【永遠の少年】小谷野敦76【天使の微笑】at BOOKS
【永遠の少年】小谷野敦76【天使の微笑】 - 暇つぶし2ch223:無名草子さん
23/07/03 19:52:13.27 .net
転載

面白い小説を読むと、色んなことを考えたくなる。昔は書店で貰った文庫本目録を読みふけっていたが、
今日はAmazonで近年の海外小説の情報を漁っていた。
90年代くらいから、私的に「スター・ウォーズとスティーヴン・キング革命」と勝手に呼んでいるんだけど、
描写の密度とルールが変わったと思う。

もちろんこの前段には、ゴッドファーザー、エクソシスト、ジョーズという小説と映画の言文一致体というか、
本に書かれたリアリズムを映画が刈り込みTVドキュメンタリーのリアリズムで描く現象が、
徐々に広がった背景があると考えている。その頂点がキャリーとスター・ウォーズでそこから雪崩が起きた

エンタメと純文学の境い目が曖昧になり、映画でいうとそこから派生したのが、
90年代のインディーとタランティーノというサンダンスからミラマックスの表現の幅だと思う。
そしてそれ以前のアメリカ映画の主流を時代遅れにした。
その混乱と逆襲が、VFX発達と信用できない語り手の登場ではないか。

どういうことかというと、これまでの主流は、白人男性のロマン主義だった(それは今も残っているが)。
90年代にパロディ化され自信を失うと、自ら解体するようになる。自傷行為としてのVFXと、
自己パロディあるいは無垢を主張する狂人や病人(レクター博士、ガンプ、レインマン)が現れてくる。
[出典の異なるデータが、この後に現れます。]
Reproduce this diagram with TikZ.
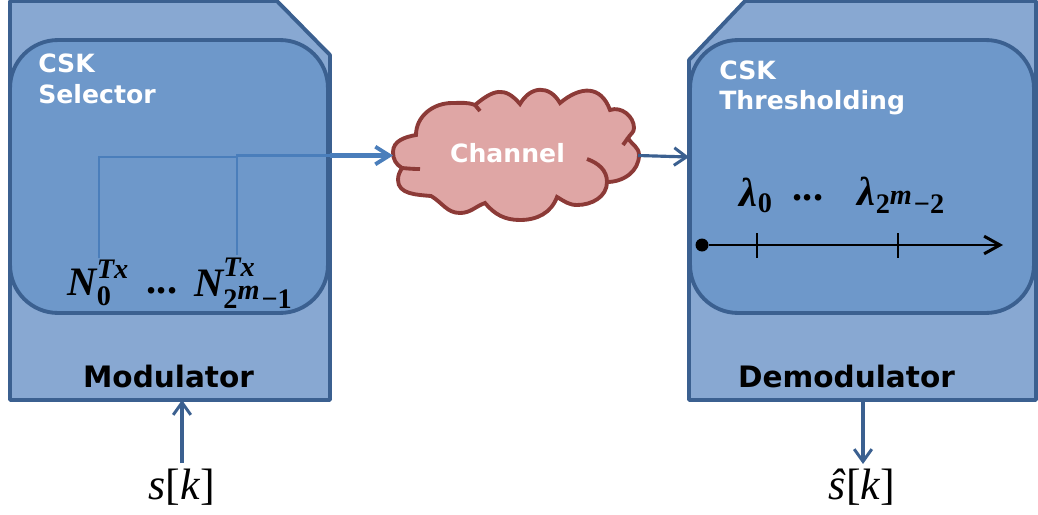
\documentclass[tikz,border=0pt]{standalone}
\usepackage{amsmath,amssymb}
\usepackage[no-math]{fontspec}
\usepackage{tikz}
\usetikzlibrary{arrows.meta}
\newfontfamily\labelfont{DejaVu Sans}
\newfontfamily\symbolfont{Liberation Serif}
\newcommand{\bsym}[1]{\text{\symbolfont\bfseries\itshape #1}}
\newcommand{\bnum}[1]{\text{\symbolfont\bfseries #1}}
\newcommand{\isym}[1]{\text{\symbolfont #1}}
\definecolor{boxfill}{HTML}{88A8D2}
\definecolor{innerfill}{HTML}{6E98CA}
\definecolor{boxline}{HTML}{3B6090}
\definecolor{flowline}{HTML}{4A7EBB}
\definecolor{cloudfill}{HTML}{DFA6A5}
\definecolor{cloudline}{HTML}{8C3A37}
\tikzset{
  outerbox/.style={draw=boxline,fill=boxfill,line width=2.2pt,line join=round},
  innerbox/.style={draw=boxline,fill=innerfill,line width=2.2pt,inner sep=0pt,rounded corners=0.96cm},
  whitelabel/.style={text=white,font=\labelfont\fontsize{14.3}{17}\selectfont\bfseries,inner sep=0pt},
  blacklabel/.style={text=black,font=\labelfont\fontsize{16.8}{20}\selectfont\bfseries,inner sep=0pt},
  mathlabel/.style={text=black,scale=2.3,inner sep=0pt},
  signallabel/.style={text=black,scale=2.5,inner sep=0pt},
  cloudedge/.style={draw=cloudline,line width=2.2pt},
  thinfeed/.style={draw=flowline,line width=1.7pt},
  iolink/.style={-{Straight Barb[length=7pt,width=10pt,line width=1.7pt]},draw=boxline,line width=1.8pt},
  axisline/.style={draw=black,line width=1.7pt}
}
\begin{document}
\begin{tikzpicture}[x=0.02cm,y=-0.02cm]
\useasboundingbox (0,0) rectangle (1038,514);

\draw[outerbox] (10,1) -- (277,1) -- (330,55) -- (330,400) -- (10,400) -- cycle;
\draw[outerbox] (745,1) -- (1036,1) -- (1036,400) -- (689,400) -- (689,60) -- cycle;

\node[innerbox,minimum width=6.36cm,minimum height=5.46cm] (selector) at (169,176.5) {};
\node[innerbox,minimum width=6.88cm,minimum height=5.46cm] (thresholding) at (862,176.5) {};

\node[whitelabel,align=left,anchor=north west] (selectorlabel) at (38,54) {CSK\\[0.5pt]Selector};
\node[whitelabel,align=left,anchor=north west] (thresholdinglabel) at (719,60) {CSK\\[0.5pt]Thresholding};
\node[blacklabel] (modulatorlabel) at (168.5,376) {Modulator};
\node[blacklabel] (demodulatorlabel) at (846.5,376) {Demodulator};

\node[mathlabel] (nzero) at (99,283) {$\bsym{N}_{\bnum{0}}^{\bsym{Tx}}$};
\node[mathlabel] (ndots) at (162,291) {\bnum{...}};
\node[mathlabel] (nlast) at (244,283) {$\bsym{N}_{\bnum{2}^{\scriptstyle\bsym{m}}\bnum{−1}}^{\text{\raisebox{0.8pt}{\symbolfont\bfseries\itshape Tx}}}$};
\node[mathlabel] (lzero) at (757,195) {$\bsym{λ}_{\bnum{0}}$};
\node[mathlabel] (ldots) at (808,198) {\bnum{...}};
\node[mathlabel] (llast) at (902,195) {$\bsym{λ}_{\bnum{2}^{\scriptstyle\bsym{m}}\bnum{−2}}$};

\node[signallabel] (input) at (182,487) {\isym{\textit{s}[\textit{k}]}};
\node[signallabel] (output) at (862,487) {\isym{\textit{ŝ}[\textit{k}]}};

\draw[cloudedge,fill=cloudfill]
  (416,135) to[out=90,in=180] (452,103) to[out=0,in=160] (475,105)
  to[out=40,in=130,looseness=1.35] (520,104)
  to[out=60,in=120,looseness=1.35] (560,103) to[out=40,in=110,looseness=1.35] (610,110)
  to[out=20,in=90] (634,128) to[out=-90,in=60] (628,138)
  to[out=-60,in=90] (639,155) to[out=-90,in=0] (607,182)
  to[out=-90,in=0] (577,205) to[out=180,in=-30] (557,197)
  to[out=-110,in=0] (520,220) to[out=180,in=-50] (485,203)
  to[out=-160,in=0] (460,213) to[out=180,in=-30] (431,196)
  to[out=175,in=-90] (398,180) to[out=90,in=-120] (402,168)
  to[out=150,in=-90] (393,152) to[out=90,in=-170] cycle;
\draw[cloudedge] (587,159) to[out=-20,in=90] (607,182);
\draw[cloudedge] (628,138) -- (623,145);
\draw[cloudedge] (475,105) -- (480,111);
\draw[cloudedge] (402,168) to[out=-5,in=180] (420,169);
\node[whitelabel] (channel) at (507.5,153) {Channel};
\coordinate (cloudwest) at (393,155.5);
\coordinate (cloudeast) at (638,155.5);

\coordinate (tapzero) at (99,258);
\coordinate (tapzerotop) at (99,157);
\coordinate (taplast) at (237,255);
\coordinate (taplasttop) at (237,155.5);
\coordinate (boxexit) at (330,155.5);
\coordinate (demodentry) at (689,157);
\coordinate (modbottom) at (182,400);
\coordinate (inputtop) at (182,463);
\coordinate (demodbottom) at (863,400);
\coordinate (outputtop) at (863,464);

\draw[thinfeed] (tapzero) -- (tapzerotop) -- (taplast |- tapzerotop);
\draw[thinfeed] (taplast) -- (taplasttop) -- (boxexit);
\draw[-{Straight Barb[length=8pt,width=10pt,line width=2.2pt]},draw=flowline,line width=2.4pt] (boxexit) -- (cloudwest);

\foreach \from/\to in {cloudeast/demodentry, inputtop/modbottom, demodbottom/outputtop}
	\draw[iolink] (\from) -- (\to);

\node[circle,fill=black,inner sep=0pt,minimum size=0.26cm] (axisstart) at (702,245) {};
\coordinate (axisend) at (1003,245);
\draw[axisline,-{Straight Barb[length=9pt,width=10pt,line width=1.7pt]}] (axisstart) -- (axisend);

\foreach \tick in {757,898}
	\draw[draw=black,line width=1pt] (\tick,233) -- (\tick,258);
\end{tikzpicture}
\end{document}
もう一つ思うのは、白人男性のロマン主義の持つ時間の概念の崩壊。
ドキュメンタリーの俯瞰的(含政治)な時間=真実が、リアリティTVのより個人的(含政治)なメタ視点が導入されることで、
時空間が相対化される。映っている対象の真偽を担保する権威が喪失した。で今起きているのが伝統神話との再接続

何回か書いているけど、今の「リアリティTVの時代」から目を背けてはダメだと思う。そもそも逃れられない。